Quoi qu'il en soit, les retards de développement de l'outre-mer ne seront comblés, qu'on le veuille ou non, que grâce à des mesures de défiscalisation. Et celles-ci ne doivent pas être considérées comme des « niches » : ce terme, qui est vraiment inapproprié, est en effet mal perçu outre-mer.

Les défiscalisations résultent de la volonté du gouvernement de 1986 et de Bernard Pons de rattraper les retards de l'outre-mer. Je l'ai dit récemment avec un peu de force : cinquante ans auront été nécessaires pour que les collectivités d'outre-mer bénéficient des lois sociales ! Ce n'est pas acceptable, ce n'est pas tolérable.

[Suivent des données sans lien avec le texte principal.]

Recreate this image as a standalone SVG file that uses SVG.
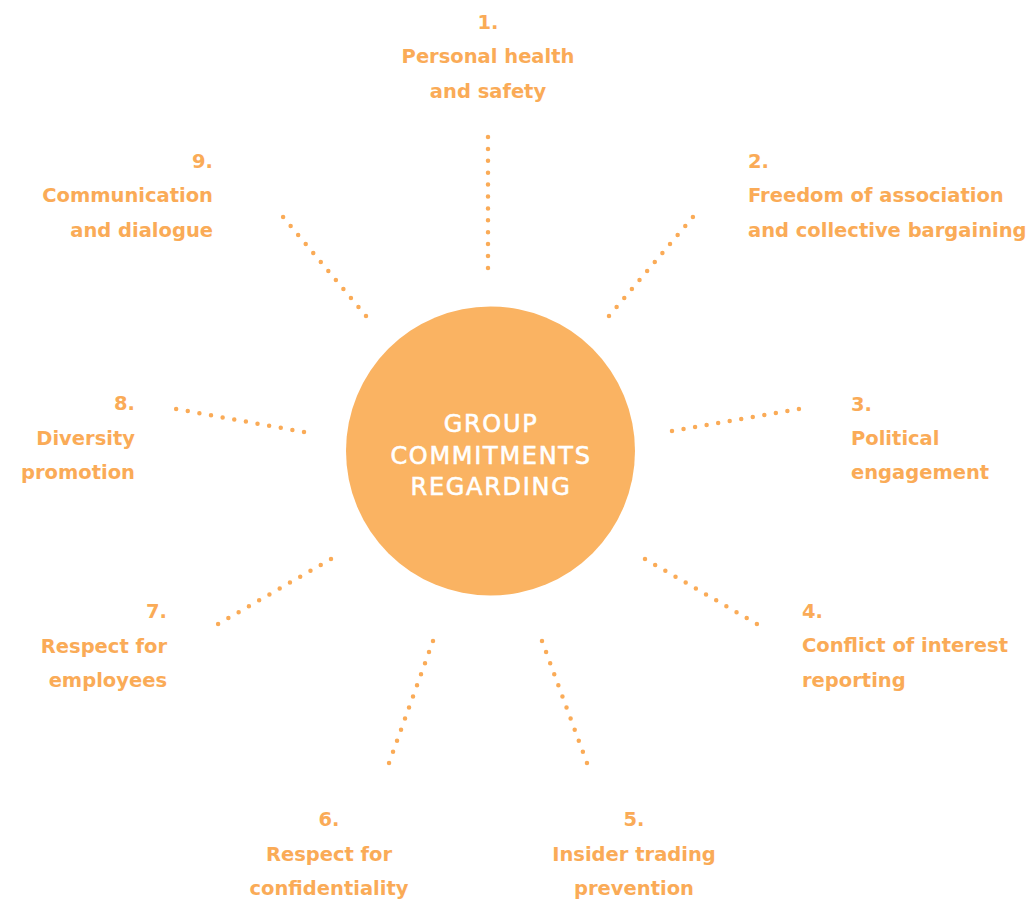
<svg xmlns="http://www.w3.org/2000/svg" width="1029" height="901" viewBox="0 0 1029 901">
<style>
.lbl{font-family:"DejaVu Sans","Liberation Sans",sans-serif;font-weight:bold;font-size:19.5px;fill:#FAAB57}
.mid{text-anchor:middle}
.end{text-anchor:end}
.dot{fill:none;stroke:#FAAB57;stroke-width:4.5;stroke-linecap:round}
.ctr{font-family:"DejaVu Sans","Liberation Sans",sans-serif;font-size:24px;fill:#FFFFFF;stroke:#FFFFFF;stroke-width:0.6;text-anchor:middle;letter-spacing:1.7px}
</style>
<rect width="1029" height="901" fill="#FFFFFF"/>
<g id="connectors">
<path class="dot" stroke-dasharray="0 11.9" d="M488 137 L488 268"/>
<path class="dot" stroke-dasharray="0 11.79" d="M609 316 L693 217"/>
<path class="dot" stroke-dasharray="0 11.71" d="M672 431 L799 409"/>
<path class="dot" stroke-dasharray="0 11.76" d="M645 559 L757 624"/>
<path class="dot" stroke-dasharray="0 11.81" d="M542 641 L587 763"/>
<path class="dot" stroke-dasharray="0 11.78" d="M433 641 L389 763"/>
<path class="dot" stroke-dasharray="0 11.84" d="M331 559 L218 624"/>
<path class="dot" stroke-dasharray="0 11.81" d="M304 432 L176 409"/>
<path class="dot" stroke-dasharray="0 11.73" d="M366 316 L283 217"/>
</g>
<g id="center">
<circle cx="490.5" cy="451" r="144.5" fill="#FAB362"/>
<text class="ctr" x="491" y="432">GROUP</text>
<text class="ctr" x="491" y="463.5">COMMITMENTS</text>
<text class="ctr" x="491" y="495">REGARDING</text>
</g>
<g id="n1">
<text class="lbl mid" x="488" y="29">1.</text>
<text class="lbl mid" x="488" y="63">Personal health</text>
<text class="lbl mid" x="488" y="98">and safety</text>
</g>
<g id="n2">
<text class="lbl" x="748" y="168">2.</text>
<text class="lbl" x="748" y="202">Freedom of association</text>
<text class="lbl" x="748" y="237">and collective bargaining</text>
</g>
<g id="n3">
<text class="lbl" x="851" y="411">3.</text>
<text class="lbl" x="851" y="445">Political</text>
<text class="lbl" x="851" y="479">engagement</text>
</g>
<g id="n4">
<text class="lbl" x="802" y="618">4.</text>
<text class="lbl" x="802" y="652">Conflict of interest</text>
<text class="lbl" x="802" y="687">reporting</text>
</g>
<g id="n5">
<text class="lbl mid" x="634" y="826">5.</text>
<text class="lbl mid" x="634" y="861">Insider trading</text>
<text class="lbl mid" x="634" y="895">prevention</text>
</g>
<g id="n6">
<text class="lbl mid" x="329" y="826">6.</text>
<text class="lbl mid" x="329" y="861">Respect for</text>
<text class="lbl mid" x="329" y="895">confidentiality</text>
</g>
<g id="n7">
<text class="lbl end" x="167" y="618">7.</text>
<text class="lbl end" x="167" y="653">Respect for</text>
<text class="lbl end" x="167" y="687">employees</text>
</g>
<g id="n8">
<text class="lbl end" x="135" y="410">8.</text>
<text class="lbl end" x="135" y="445">Diversity</text>
<text class="lbl end" x="135" y="479">promotion</text>
</g>
<g id="n9">
<text class="lbl end" x="213" y="168">9.</text>
<text class="lbl end" x="213" y="202">Communication</text>
<text class="lbl end" x="213" y="237">and dialogue</text>
</g>
</svg>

Les retards ont été comblés grâce à des mesures comme le programme d'options spécifiques à l'éloignement et à l'insularité des départements français d'outre-mer, le POSEIDOM, ou le programme d'options spécifiques à l'éloignement et à l'insularité des îles Canaries, le POSEICAN, et j'en passe. Et, aujourd'hui, les collectivités d'outre-mer sont classées par l'Europe comme des zones prioritaires de développement, éligibles à l'objectif 1. Cela démontre bien qu'elles connaissent des retards de développement et qu'elles méritent un soutien particulier !

Par ailleurs, les mesures de défiscalisation ont permis à de petites entreprises d'améliorer leur outil de travail. Certaines d'entre elles ont ainsi pu obtenir du matériel pour couper la canne à sucre ou pour écosser les légumes que l'on trouve chez nous. Elles ont ainsi permis le développement de nos îles.

Certes, il faut avoir le courage de le dire, il y a des dérapages. Nous en connaissons tous, et en bénéficions même parfois. Mais ce dossier doit être mis à plat si nous voulons restaurer l'image des collectivités d'outre-mer et montrer que celles-ci souhaitent accéder au travail, combattre le RMI, l'assistanat et l'oisiveté, qui entraînent toutes les dérives que nous connaissons.